As regards standards, as well as testing and certification, for most products the 1992 requirements would be mutual recognition among member-States. This meant that an exporter would only have to satisfy the legislation of one state, choosing the member-country whose legislation suited him best, and once the product was imported it would qualify for free circulation within the whole Community.

The possibilities of coming up against delays imposed by customs officials (raised in the UNCTAD report) would "most probably prove to be imaginary", he added.

However, "some adjustment on our part and that of our trading partners might be necessary as the Community had to respond to the political demand for higher levels of health, safety, environmental and consumer protection".

"We will cooperate closely with our trading partners, particularly with developing countries through cur existing technical cooperation arrangements to address any particular problems", the EEC spokesman added.

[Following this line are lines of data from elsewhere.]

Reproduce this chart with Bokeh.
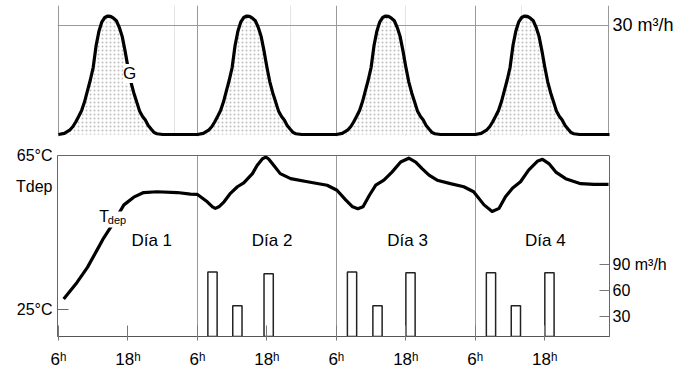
from bokeh.plotting import figure
from bokeh.models import Range1d, LinearAxis, FixedTicker, Grid, Label
from bokeh.layouts import column
from bokeh.embed import file_html
from bokeh.resources import INLINE
from bokeh.core.properties import value

FONT = "Liberation Sans"

# ---------------- data (hours counted from 6h of day 1) ----------------
# flow G (m3/h) over one day (same every day)
G_HOURS = [0, 1, 2, 2.5, 3, 3.5, 4, 4.5, 5, 5.5, 6, 6.5, 7, 7.5, 8, 8.5, 9, 9.5,
           10, 10.5, 11, 11.5, 12, 12.5, 13, 13.5, 14, 14.5, 15, 15.5, 16, 16.5,
           17, 18, 24]
G_DAY = [0, 0.3, 1.3, 2.2, 3.5, 5, 6.6, 9, 12, 15, 18.5, 24.5, 28.5, 31, 32.2,
         32.6, 32.5, 32, 31.3, 29.5, 27, 23, 18.5, 14.5, 11.5, 9, 6.5, 5, 4, 2.5,
         1.5, 0.6, 0.2, 0, 0]
N_DAYS = 4

# tank temperature Tdep (ºC)
T_HOURS = [0.9, 3.2, 5.0, 6.7, 7.8, 9.3, 11.3, 13.0, 14.7, 17.0, 20.5, 22.8,
           24.0, 25.7, 26.6, 27.1, 27.7, 28.6, 29.7, 30.9, 32.0, 33.5, 34.3,
           35.2, 35.8, 36.3, 37.2, 38.3, 40.1, 43.0, 46.4, 48.1, 49.6, 50.8,
           51.7, 52.6, 53.7, 54.8, 56.2, 57.6, 59.1, 60.5, 61.7, 62.8, 64.0,
           65.4, 67.7, 70.0, 71.7, 73.5, 74.9, 76.1, 77.2, 78.4, 79.8, 81.2,
           82.7, 83.6, 84.7, 85.9, 87.6, 90.2, 92.5, 95.0]
T_VALUES = [27.8, 32.1, 36.0, 40.6, 43.6, 47.1, 52.2, 54.2, 55.4, 55.6, 55.4,
            55.0, 54.9, 53.0, 51.7, 51.3, 51.7, 53.0, 55.2, 56.9, 57.9, 60.3,
            62.4, 64.1, 64.6, 64.1, 62.4, 60.3, 59.0, 58.2, 57.3, 56.0, 53.5,
            51.7, 51.2, 51.7, 54.7, 57.3, 58.6, 60.7, 63.3, 64.3, 63.3, 61.6,
            59.9, 58.6, 57.7, 56.9, 55.6, 52.2, 50.5, 51.3, 54.3, 56.5, 58.2,
            61.2, 63.5, 64.0, 62.9, 60.7, 59.0, 57.7, 57.5, 57.5]

# draw-off bars (m3/h)
BAR_HOURS = [26.6, 30.9, 36.3, 50.7, 55.1, 60.8, 74.7, 79.0, 84.8]
BAR_VALUES = [82, 43, 80, 82, 43, 81, 81, 43, 81]

X_TICKS = [0, 12, 24, 36, 48, 60, 72, 84]
X_LABELS = ["6ʰ", "18ʰ", "6ʰ", "18ʰ", "6ʰ", "18ʰ", "6ʰ", "18ʰ"]
DAY_STARTS = [0, 24, 48, 72]
END_HOUR = 95
T_TICKS = [25, 56.9, 65]
T_LABELS = ["25°C", "Tdep", "65°C"]
T_MARKED = [25]
Q_TICKS = [30, 60, 90]
Q_LABELS = ["30", "60", "90 m³/h"]
G_TICKS = [30]
G_LABELS = ["30 m³/h"]
DAY_NAMES = ["Día 1", "Día 2", "Día 3", "Día 4"]
DAY_NAME_HOURS = [16.1, 36.9, 60.3, 84.1]

# ---------------- layout ----------------
W = 683
LEFT = 57
FRAME_W = 552
RIGHT = W - LEFT - FRAME_W
x_range = Range1d(-0.17, 95.17)

# ---------------- upper panel ----------------
pA = figure(width=W, height=140, x_range=x_range, y_range=Range1d(-0.55, 35.5),
            output_backend="svg", toolbar_location=None,
            x_axis_location=None, y_axis_location="right",
            min_border_left=LEFT, min_border_right=RIGHT,
            min_border_top=5, min_border_bottom=4)
pA.outline_line_color = None
ax = pA.yaxis[0]
ax.ticker = FixedTicker(ticks=G_TICKS)
ax.major_label_overrides = dict(zip(G_TICKS, G_LABELS))
ax.axis_line_color = None
ax.major_tick_line_color = None
ax.minor_tick_line_color = None
ax.major_tick_out = 0
ax.major_label_standoff = 3
ax.major_label_text_font = FONT
ax.major_label_text_font_size = "18px"
ax.major_label_text_color = "black"
pA.ygrid.grid_line_color = "#999999"
pA.add_layout(Grid(dimension=0, ticker=FixedTicker(ticks=DAY_STARTS + [END_HOUR]),
                   grid_line_color="#999999"))

gx = [h + 24 * d for d in range(N_DAYS) for h in G_HOURS]
gy = G_DAY * N_DAYS
pA.varea(x=gx, y1=0, y2=gy, fill_color="white", hatch_pattern="dot",
         hatch_color="#bdbdbd", hatch_scale=4, hatch_weight=1)
pA.line(gx, gy, line_width=3.2, color="black", line_join="round")
pA.add_layout(Label(x=12.3, y=16.8, text="G", text_align="center",
                    text_baseline="middle", text_font=FONT, text_font_size="17px",
                    text_color="black", background_fill_color="white"))

# ---------------- lower panel ----------------
pB = figure(width=W, height=231, x_range=x_range, y_range=Range1d(18.08, 65),
            output_backend="svg", toolbar_location=None,
            min_border_left=LEFT, min_border_right=RIGHT,
            min_border_top=15, min_border_bottom=33)
pB.extra_y_ranges = {"q": Range1d(7.5, 216.3)}
pB.outline_line_color = "#666666"

xa = pB.xaxis[0]
xa.ticker = FixedTicker(ticks=X_TICKS)
xa.major_label_overrides = dict(zip(X_TICKS, X_LABELS))
xa.axis_line_color = "#555555"
xa.major_tick_line_color = "#777777"
xa.major_tick_in = 11
xa.major_tick_out = 4
xa.minor_tick_line_color = None
xa.major_label_standoff = 9
xa.major_label_text_font = FONT
xa.major_label_text_font_size = "17px"
xa.major_label_text_color = "black"

ya = pB.yaxis[0]
ya.ticker = FixedTicker(ticks=T_TICKS)
ya.major_label_overrides = dict(zip(T_TICKS, T_LABELS))
ya.axis_line_color = None
ya.major_tick_line_color = None
ya.major_tick_in = 0
ya.major_tick_out = 0
ya.minor_tick_line_color = None
ya.major_label_standoff = 5
ya.major_label_text_font = FONT
ya.major_label_text_font_size = "16px"
ya.major_label_text_color = "black"

qa = LinearAxis(y_range_name="q", ticker=FixedTicker(ticks=Q_TICKS),
                major_label_overrides=dict(zip(Q_TICKS, Q_LABELS)),
                axis_line_color=None, major_tick_line_color="#777777",
                major_tick_in=10, major_tick_out=0, minor_tick_line_color=None,
                major_label_standoff=3, major_label_text_font=FONT,
                major_label_text_font_size="16px", major_label_text_color="black")
pB.add_layout(qa, "right")

pB.xgrid.ticker = FixedTicker(ticks=DAY_STARTS[1:])
pB.xgrid.grid_line_color = "#999999"
# short tick mark for 25 ºC, drawn as a bounded grid line
pB.ygrid.ticker = FixedTicker(ticks=T_MARKED)
pB.ygrid.cross_bounds = (-0.17, 1.8)
pB.ygrid.grid_line_color = "#666666"
pB.ygrid.grid_line_width = 1.2

pB.vbar(x=BAR_HOURS, top=BAR_VALUES, bottom=0, width=1.6, fill_color="white",
        line_color="#222222", line_width=1.5, y_range_name="q")
pB.line(T_HOURS, T_VALUES, line_width=3.2, color="black", line_join="round")

pB.text(x=DAY_NAME_HOURS, y=[42.9] * 4, text=DAY_NAMES, text_align="center",
        text_baseline="middle", text_font=value(FONT), text_font_size="17px",
        text_color="black")

# Tdep label on the curve (T with subscript "dep")
pB.add_layout(Label(x=7.9, y=49.3, text="T", text_align="center",
                    text_baseline="middle", text_font=FONT, text_font_size="16px",
                    text_color="black", background_fill_color="white"))
pB.add_layout(Label(x=10.1, y=48.4, text="dep", text_align="center",
                    text_baseline="middle", text_font=FONT, text_font_size="11px",
                    text_color="black", background_fill_color="white", padding=2))

layout = column(pA, pB)
open("out.html", "w").write(file_html(layout, INLINE))
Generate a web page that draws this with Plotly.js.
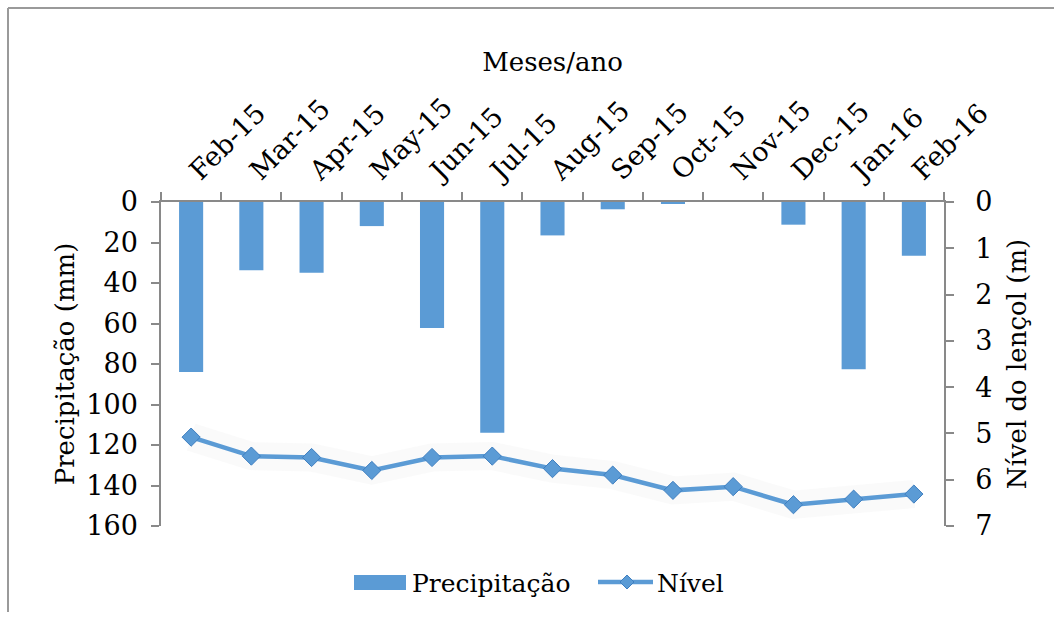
<!DOCTYPE html>
<html>
<head>
<meta charset="utf-8">
<script src="https://cdn.plot.ly/plotly-3.0.1.min.js"></script>
<style>
html,body{margin:0;padding:0;background:#fff;}
#chart{width:1054px;height:619px;}
</style>
</head>
<body>
<div id="chart"></div>
<script>
const months = ["Feb-15","Mar-15","Apr-15","May-15","Jun-15","Jul-15","Aug-15","Sep-15","Oct-15","Nov-15","Dec-15","Jan-16","Feb-16"];
const precipitacao = [84.0, 33.7, 34.9, 11.9, 62.2, 113.9, 16.5, 3.6, 1.0, 0, 11.2, 82.6, 26.5];
const nivel = [5.08, 5.49, 5.52, 5.80, 5.52, 5.49, 5.76, 5.90, 6.23, 6.15, 6.54, 6.42, 6.31];
const precipTicks = [0,20,40,60,80,100,120,140,160];
const nivelTicks = [0,1,2,3,4,5,6,7];

const W = 1054, H = 619;
const L = 161, R = 944, T = 202, B = 526;
const px = x => (x - L) / (R - L);
const py = y => (B - y) / (B - T);

const blue = '#5B9BD5';
const axisGray = '#898989';
const FONT = 'DejaVu Serif, serif';

const traces = [
  {
    type: 'bar', name: 'Precipitação', x: months, y: precipitacao,
    xaxis: 'x', yaxis: 'y', width: 0.4,
    marker: {color: blue, line: {width: 0}},
    showlegend: false, hoverinfo: 'x+y'
  },
  {
    type: 'scatter', mode: 'lines', x: months, y: nivel, xaxis: 'x', yaxis: 'y2',
    line: {color: 'rgba(170,170,170,0.06)', width: 28}, showlegend: false, hoverinfo: 'skip'
  },
  {
    type: 'scatter', mode: 'lines+markers', name: 'Nível', x: months, y: nivel,
    xaxis: 'x', yaxis: 'y2',
    line: {color: blue, width: 4.5},
    marker: {symbol: 'diamond', size: 14, color: blue, line: {color: '#3f7fc0', width: 1}},
    showlegend: false
  }
];

const layout = {
  width: W, height: H,
  margin: {l: L, r: W - R, t: T, b: H - B, pad: 0},
  paper_bgcolor: '#fff', plot_bgcolor: '#fff',
  font: {family: FONT, color: '#000', size: 26},
  showlegend: false,
  xaxis: {
    type: 'category', side: 'top', range: [-0.5, 12.5],
    tickangle: -45, tickson: 'boundaries',
    ticks: 'outside', ticklen: 8, tickcolor: axisGray, tickwidth: 1.5,
    ticklabelstandoff: 4,
    showline: true, linecolor: axisGray, linewidth: 1.5,
    showgrid: false, zeroline: false,
    tickfont: {family: FONT, size: 27, color: '#000'},
    title: {text: 'Meses/ano', font: {family: FONT, size: 26, color: '#000'}, standoff: 12},
    automargin: false
  },
  yaxis: {
    range: [160, 0], tickvals: precipTicks, ticktext: precipTicks.map(String),
    ticks: 'outside', ticklen: 8, tickcolor: axisGray, tickwidth: 1.5,
    ticklabelstandoff: 8,
    showline: true, linecolor: axisGray, linewidth: 1.5,
    showgrid: false, zeroline: false,
    tickfont: {family: FONT, size: 27, color: '#000'},
    title: {text: 'Precipitação (mm)', font: {family: FONT, size: 26, color: '#000'}, standoff: 4},
    automargin: false
  },
  yaxis2: {
    overlaying: 'y', side: 'right', range: [7, 0],
    tickvals: nivelTicks, ticktext: nivelTicks.map(String),
    ticks: 'outside', ticklen: 8, tickcolor: axisGray, tickwidth: 1.5,
    ticklabelstandoff: 16,
    showline: true, linecolor: axisGray, linewidth: 1.5,
    showgrid: false, zeroline: false,
    tickfont: {family: FONT, size: 27, color: '#000'},
    title: {text: 'Nível do lençol (m)', font: {family: FONT, size: 26, color: '#000'}, standoff: 16},
    automargin: false
  },
  shapes: [
    {type: 'line', xref: 'paper', yref: 'paper', x0: px(8), x1: px(1054), y0: py(8), y1: py(8), line: {color: '#9a9a9a', width: 2}},
    {type: 'line', xref: 'paper', yref: 'paper', x0: px(8), x1: px(8), y0: py(8), y1: py(612), line: {color: '#9a9a9a', width: 2}},
    {type: 'rect', xref: 'paper', yref: 'paper', x0: px(354), x1: px(406), y0: py(590), y1: py(575), fillcolor: blue, line: {width: 0}},
    {type: 'line', xref: 'paper', yref: 'paper', x0: px(598), x1: px(653), y0: py(582), y1: py(582), line: {color: blue, width: 4.5}},
    {type: 'path', xref: 'paper', yref: 'paper',
     path: `M ${px(627-7)} ${py(582)} L ${px(627)} ${py(582-7)} L ${px(627+7)} ${py(582)} L ${px(627)} ${py(582+7)} Z`,
     fillcolor: blue, line: {color: '#3f7fc0', width: 1}}
  ],
  annotations: [
    {xref: 'paper', yref: 'paper', x: px(410), y: py(583), xanchor: 'left', yanchor: 'middle', text: 'Precipitação', showarrow: false, font: {family: FONT, size: 25, color: '#000'}},
    {xref: 'paper', yref: 'paper', x: px(655), y: py(583), xanchor: 'left', yanchor: 'middle', text: 'Nível', showarrow: false, font: {family: FONT, size: 25, color: '#000'}}
  ]
};

Plotly.newPlot('chart', traces, layout, {displayModeBar: false, responsive: false});
</script>
</body>
</html>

The fears, in the secretariat report, that the Community might be "inward looking" and might tend to shift the burden of adjustment to third countries, Vernier said were "wholly unfounded" and ignored the long-standing and oft-repeated commitments of the Community at the highest level that in the context of 1992 it would remain open to the world.

He cited in this connection the EEC's willingness to open up entire new sectors of the economy, such as financial services, and the increasing volume of the EC imports of manufactures from the Third World countries to suggest that these were the facts of "an outward locking Community firmly wedded and committed to the open multilateral trade system".

The EC spokesman however did hot deal in this connection with the G77 statement which had contrasted the Community's claims with its postures in market access issues in the Uruguay Round and its demands on Third World countries on new themes or in the attempts to secure right of "selective" safeguards.

The Community, Vernier said, was "particularly disappointed" over the Secretariat's report of the potential in the Community to resort to anti-dumping measures to reduce the effects of 1992 on industry facing structural adjustment, and argued that there was no link between anti-dumping measures and 1992.

Beyond saying that the GATT recognised the desirability of increasing trade liberalisation through economic integration the EEC spokesman also refused to enter into a discussion in UNCTAD on GATT Article XXIV (which lays down the conditions and procedures for forming customs unions and free trade arrangements).